A resposta parece evidente. Sem aceitar alianças com quem proponha uma coligação contra a direita, compondo-se com o Partido Socialista – naquela visão de salvar o mal menor –, o Novo Partido Anticapitalista aposta nos altos índices de Olivier Besanconet para participar, em força, do próximo pleito presidencial. Isto mesmo. O que os “movimentistas” qualificam como eleitoralismo, na verdade começa a ser visto – e aí não é de pouca monta o que ocorre na América Latina, a partir dos presidentes que não se renderam nem se venderam ao grande capital – como caminho possível de fazer avançar um processo de transformações anticapitalistas, de cunho revolucionário.

Ou seja, numa sociedade fragmentada, altamente influenciada pela opinião publicada de cunho conservador, a campanha presidencial pode se apresentar como caminho alternativo realmente decisivo, do ponto de vista de câmbio de hegemonia, do que mobilizações conjunturais. Porque a campanha eleitoral é um espaço privilegiado da universalização da luta política, condição dificilmente encontrada na mobilização conjuntural, no mais das vezes pontual, dos movimentos.

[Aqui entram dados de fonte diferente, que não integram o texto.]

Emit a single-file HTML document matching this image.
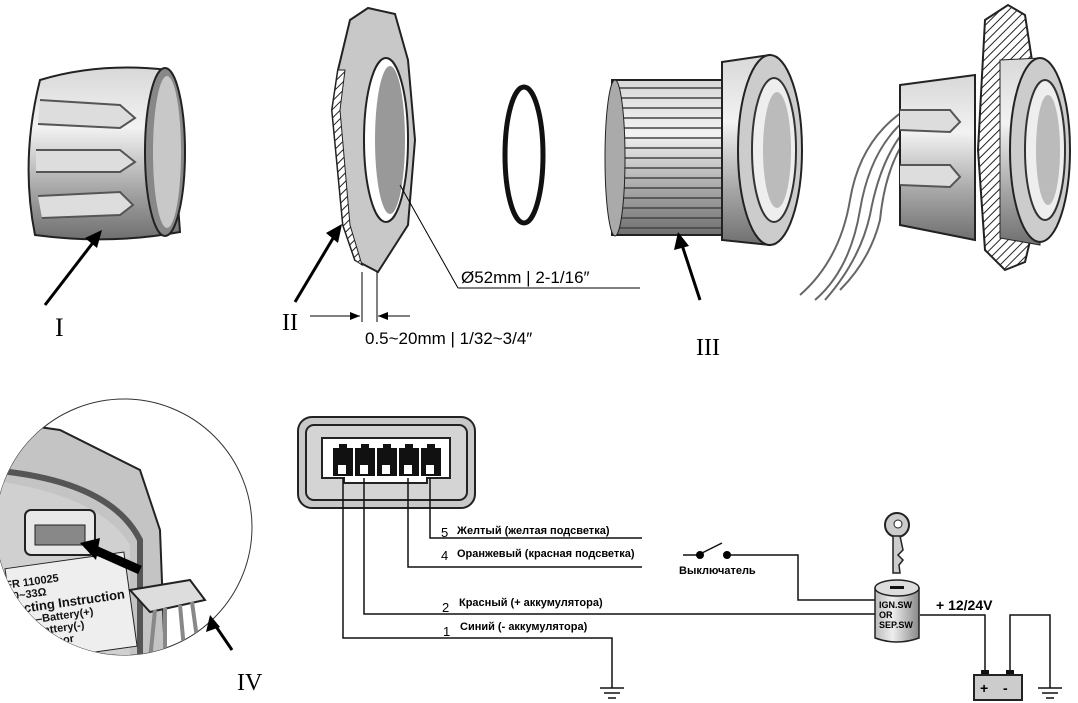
<!DOCTYPE html>
<html><head><meta charset="utf-8"><style>
html,body{margin:0;padding:0;background:#fff;}
svg{display:block;}
.t{font-family:"Liberation Sans",sans-serif;}
.r{font-family:"Liberation Serif",serif;}
</style></head><body>
<svg width="1078" height="703" viewBox="0 0 1078 703" xmlns="http://www.w3.org/2000/svg">
<defs>
<linearGradient id="cyl" x1="0" y1="0" x2="0" y2="1">
<stop offset="0" stop-color="#d8d8d8"/><stop offset="0.35" stop-color="#f2f2f2"/><stop offset="0.7" stop-color="#a8a8a8"/><stop offset="1" stop-color="#707070"/>
</linearGradient>
<linearGradient id="cylv" x1="0" y1="0" x2="1" y2="0">
<stop offset="0" stop-color="#bbb"/><stop offset="0.4" stop-color="#eee"/><stop offset="1" stop-color="#888"/>
</linearGradient>
<pattern id="hatch" width="6" height="6" patternUnits="userSpaceOnUse" patternTransform="rotate(45)">
<rect width="6" height="6" fill="#fff"/><line x1="0" y1="0" x2="0" y2="6" stroke="#222" stroke-width="2"/>
</pattern>
<clipPath id="circ"><circle cx="124" cy="527" r="128"/></clipPath>
</defs>

<!-- Part I -->
<path d="M40,80 Q100,62 168,70 L180,232 Q110,245 35,235 Q20,160 40,80 Z" fill="url(#cyl)" stroke="#222" stroke-width="2"/>
<g stroke="#555" stroke-width="2" fill="#ddd">
<path d="M40,100 L120,105 L135,118 L120,128 L38,124"/>
<path d="M36,150 L120,150 L135,162 L120,172 L36,172"/>
<path d="M38,196 L120,192 L133,205 L120,215 L42,218"/>
</g>
<ellipse cx="165" cy="152" rx="20" ry="84" fill="#888" stroke="#222" stroke-width="2"/>
<ellipse cx="167" cy="152" rx="14" ry="76" fill="#c8c8c8"/>
<line x1="45" y1="305" x2="95" y2="240" stroke="#000" stroke-width="3"/>
<polygon points="102,230 85,238 97,248" fill="#000"/>
<text x="55" y="336" class="r" font-size="26">I</text>

<!-- Part II plate -->
<path d="M350,20 L368,8 L395,14 L408,60 L415,140 L408,225 L378,272 L355,260 L343,225 L332,110 L338,70 Z" fill="#c8c8c8" stroke="#222" stroke-width="2"/>
<path d="M332,110 L343,225 L355,260 L362,265 L350,225 L340,110 L345,70 L338,70 Z" fill="url(#hatch)" stroke="#222"/>
<ellipse cx="386" cy="140" rx="22" ry="82" fill="#fff" stroke="#222" stroke-width="2"/>
<ellipse cx="390" cy="140" rx="15" ry="74" fill="#999"/>
<line x1="295" y1="302" x2="335" y2="235" stroke="#000" stroke-width="3"/>
<polygon points="342,224 326,233 338,243" fill="#000"/>
<text x="282" y="330" class="r" font-size="24">II</text>
<line x1="310" y1="316" x2="360" y2="316" stroke="#000"/><polygon points="360,316 350,312 350,320"/>
<line x1="378" y1="316" x2="410" y2="316" stroke="#000"/><polygon points="378,316 388,312 388,320"/>
<line x1="362" y1="272" x2="362" y2="322" stroke="#000"/><line x1="377" y1="272" x2="377" y2="322" stroke="#000"/>
<text x="365" y="344" class="t" font-size="17">0.5~20mm | 1/32~3/4″</text>
<line x1="400" y1="185" x2="458" y2="288" stroke="#000"/><line x1="458" y1="288" x2="640" y2="288" stroke="#000"/>
<text x="461" y="283" class="t" font-size="17">Ø52mm | 2-1/16″</text>

<!-- O-ring -->
<ellipse cx="524" cy="155" rx="19" ry="68" fill="none" stroke="#111" stroke-width="5"/>

<!-- Part III -->
<rect x="612" y="80" width="110" height="155" fill="url(#cyl)" stroke="#222" stroke-width="2"/>
<g stroke="#444" stroke-width="1.5">
<line x1="612" y1="88" x2="722" y2="88"/><line x1="612" y1="98" x2="722" y2="98"/><line x1="612" y1="108" x2="722" y2="108"/><line x1="612" y1="118" x2="722" y2="118"/><line x1="612" y1="128" x2="722" y2="128"/><line x1="612" y1="138" x2="722" y2="138"/><line x1="612" y1="148" x2="722" y2="148"/><line x1="612" y1="158" x2="722" y2="158"/><line x1="612" y1="168" x2="722" y2="168"/><line x1="612" y1="178" x2="722" y2="178"/><line x1="612" y1="188" x2="722" y2="188"/><line x1="612" y1="198" x2="722" y2="198"/><line x1="612" y1="208" x2="722" y2="208"/><line x1="612" y1="218" x2="722" y2="218"/><line x1="612" y1="228" x2="722" y2="228"/>
</g>
<ellipse cx="615" cy="158" rx="10" ry="78" fill="#aaa" stroke="#222"/>
<path d="M722,62 L770,55 L770,245 L722,240 Z" fill="url(#cyl)" stroke="#222" stroke-width="2"/>
<ellipse cx="770" cy="150" rx="32" ry="95" fill="#ccc" stroke="#222" stroke-width="2"/>
<ellipse cx="774" cy="150" rx="22" ry="72" fill="#eee" stroke="#333" stroke-width="2"/>
<ellipse cx="777" cy="150" rx="14" ry="58" fill="#bbb"/>
<line x1="700" y1="300" x2="682" y2="245" stroke="#000" stroke-width="3"/>
<polygon points="678,232 674,250 689,246" fill="#000"/>
<text x="696" y="355" class="r" font-size="24">III</text>

<!-- Assembled -->
<g fill="none" stroke="#666" stroke-width="2">
<path d="M905,110 Q860,140 850,200 Q840,260 800,295"/>
<path d="M905,120 Q870,150 860,210 Q850,270 815,300"/>
<path d="M905,130 Q880,160 870,215 Q860,260 825,300"/>
<path d="M905,140 Q885,170 880,220 Q870,260 840,290"/>
</g>
<path d="M900,85 L975,75 L975,240 L900,225 Z" fill="url(#cyl)" stroke="#222" stroke-width="2"/>
<g stroke="#555" stroke-width="2" fill="#ddd">
<path d="M900,110 L950,110 L960,122 L950,132 L900,130"/>
<path d="M900,165 L950,165 L960,177 L950,187 L900,185"/>
</g>
<path d="M985,20 L1008,5 L1025,15 L1035,80 L1035,220 L1025,262 L1005,270 L985,250 L978,150 Z" fill="url(#hatch)" stroke="#222" stroke-width="2"/>
<path d="M1000,60 L1040,58 L1040,245 L1000,238 Z" fill="url(#cyl)" stroke="#222"/>
<ellipse cx="1040" cy="150" rx="30" ry="92" fill="#ccc" stroke="#222" stroke-width="2"/>
<ellipse cx="1045" cy="150" rx="20" ry="70" fill="#eee" stroke="#333" stroke-width="2"/>
<ellipse cx="1048" cy="150" rx="12" ry="55" fill="#bbb"/>

<!-- Circle detail IV -->
<circle cx="124" cy="527" r="128" fill="#fff" stroke="#333" stroke-width="1"/>
<g clip-path="url(#circ)">
<path d="M-10,420 L60,430 L140,470 L160,530 L165,660 L-10,660 Z" fill="#c4c4c4" stroke="#222" stroke-width="2"/>
<path d="M-10,470 Q110,480 140,540 L140,660" fill="none" stroke="#555" stroke-width="6"/>
<path d="M-10,480 Q100,495 130,545 L130,660 L-10,660 Z" fill="#d0d0d0"/>
<rect x="25" y="510" width="70" height="45" rx="6" fill="#e8e8e8" stroke="#222" stroke-width="2"/>
<rect x="35" y="525" width="50" height="20" fill="#888" stroke="#222"/>
<rect x="10" y="560" width="120" height="95" fill="#eee" stroke="#222" transform="rotate(-8 70 600)"/>
<g class="t" font-size="11" font-weight="bold" fill="#111" transform="rotate(-8 70 600)">
<text x="8" y="580">FR 110025</text><text x="8" y="592">00~33Ω</text><text x="8" y="606" font-size="13">necting Instruction</text>
<text x="8" y="618">Red—Battery(+)</text><text x="8" y="630">ue—Battery(-)</text><text x="8" y="642">ck—Sensor</text><text x="8" y="654">—Red Light</text>
</g>
<path d="M130,590 L190,580 L205,600 L150,612 Z" fill="#ddd" stroke="#222" stroke-width="2"/>
<g fill="none" stroke="#888" stroke-width="4"><path d="M155,610 L150,660"/><path d="M165,608 L165,660"/><path d="M180,605 L185,660"/><path d="M192,602 L200,660"/></g>
<line x1="140" y1="570" x2="95" y2="550" stroke="#000" stroke-width="9"/>
<polygon points="80,543 100,538 96,560" fill="#000"/>
</g>
<line x1="232" y1="650" x2="215" y2="625" stroke="#000" stroke-width="3"/>
<polygon points="210,615 206,632 220,627" fill="#000"/>
<text x="237" y="690" class="r" font-size="24">IV</text>

<!-- Connector -->
<rect x="298" y="417" width="177" height="91" rx="14" fill="#c8c8c8" stroke="#222" stroke-width="2"/>
<rect x="306" y="425" width="161" height="75" rx="8" fill="#d4d4d4" stroke="#222" stroke-width="2"/>
<path d="M322,438 L450,438 L450,478 L427,478 L427,483 L344,483 L344,478 L322,478 Z" fill="#fff" stroke="#222" stroke-width="2"/>
<g fill="#111">
<rect x="333" y="448" width="20" height="28"/><rect x="355" y="448" width="20" height="28"/><rect x="377" y="448" width="20" height="28"/><rect x="399" y="448" width="20" height="28"/><rect x="421" y="448" width="20" height="28"/>
<rect x="339" y="444" width="8" height="6"/><rect x="361" y="444" width="8" height="6"/><rect x="383" y="444" width="8" height="6"/><rect x="405" y="444" width="8" height="6"/><rect x="427" y="444" width="8" height="6"/>
</g>
<g fill="#fff"><rect x="338" y="465" width="8" height="9"/><rect x="360" y="465" width="8" height="9"/><rect x="382" y="465" width="8" height="9"/><rect x="404" y="465" width="8" height="9"/><rect x="426" y="465" width="8" height="9"/></g>

<!-- Wires -->
<g fill="none" stroke="#111" stroke-width="1.5">
<polyline points="430,478 430,538 642,538"/>
<polyline points="408,478 408,567 642,567"/>
<polyline points="364,478 364,614 875,614"/>
<polyline points="343,478 343,638 612,638 612,688"/>
<polyline points="683,555 698,555"/><line x1="702" y1="553" x2="722" y2="543"/>
<polyline points="728,555 798,555 798,600 875,600"/>
<polyline points="920,615 985,615 985,676"/>
<polyline points="1010,676 1010,615 1050,615 1050,688"/>
<line x1="600" y1="688" x2="624" y2="688"/><line x1="604" y1="693" x2="620" y2="693"/><line x1="608" y1="698" x2="616" y2="698"/>
<line x1="1038" y1="688" x2="1062" y2="688"/><line x1="1042" y1="693" x2="1058" y2="693"/><line x1="1046" y1="698" x2="1054" y2="698"/>
</g>
<circle cx="700" cy="555" r="4"/><circle cx="727" cy="555" r="4"/>
<g class="t" font-size="11" font-weight="bold">
<text x="457" y="534">Желтый (желтая подсветка)</text>
<text x="457" y="557">Оранжевый (красная подсветка)</text>
<text x="459" y="606">Красный (+ аккумулятора)</text>
<text x="460" y="630">Синий (- аккумулятора)</text>
<text x="679" y="574">Выключатель</text>
</g>
<g class="t" font-size="13">
<text x="441" y="537">5</text><text x="441" y="560">4</text><text x="442" y="612">2</text><text x="443" y="636">1</text>
</g>

<!-- Key -->
<circle cx="897" cy="525" r="12" fill="#ccc" stroke="#222" stroke-width="2"/><circle cx="898" cy="524" r="4" fill="#fff" stroke="#222"/>
<path d="M893,536 L893,573 L900,573 L899,565 L903,560 L898,555 L903,550 L900,536 Z" fill="#ccc" stroke="#222" stroke-width="1.5"/>
<!-- Ignition cylinder -->
<path d="M875,588 L875,638 Q897,646 919,638 L919,588 Z" fill="url(#cylv)" stroke="#222" stroke-width="1.5"/>
<ellipse cx="897" cy="588" rx="22" ry="8" fill="#ddd" stroke="#222" stroke-width="1.5"/>
<rect x="890" y="586" width="14" height="3" fill="#111"/>
<g class="t" font-size="9" font-weight="bold"><text x="879" y="608">IGN.SW</text><text x="879" y="618">OR</text><text x="879" y="628">SEP.SW</text></g>
<text x="936" y="610" class="t" font-size="14" font-weight="bold">+ 12/24V</text>
<!-- Battery -->
<rect x="981" y="670" width="8" height="6" fill="#111"/><rect x="1006" y="670" width="8" height="6" fill="#111"/>
<rect x="974" y="675" width="48" height="25" fill="#ccc" stroke="#222" stroke-width="2"/>
<text x="980" y="693" class="t" font-size="14" font-weight="bold">+</text><text x="1003" y="693" class="t" font-size="14" font-weight="bold">-</text>
</svg>
</body></html>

Para além da luta, localizada, por justos salários, ou por melhores condições de trabalho, ou por mais verbas para o ensino público, ou pela legalização do aborto, ou pelo fim da discriminação racial na vida quotidiana, é a campanha presidencial quem abre o espaço para a discussão sobre modelo de sociedade. Espaço, enfim, para uma visão universalizada da luta política e social. Em que todos os itens conjunturais são discutidos à luz da transformação qualitativa da estrutura social no seu conjunto. Da substituição do capitalismo por um modelo superior. Um modelo socialista libertário.

Que isto nos sirva de lição.

Tendo em vista a campanha presidencial já se avizinhando, que as agendas dos movimentos – independentemente de sua real expressão representativa – não se pautem pela exclusão preliminar da representação partidária. O PSOL, o PSTU e o PCB não necessitam de mais essa barreira censora em sua dura e difícil luta contra as iniqüidades que assolam nossa realidade político-social.

Milton Temer é jornalista e presidente da Fundação Lauro Campos.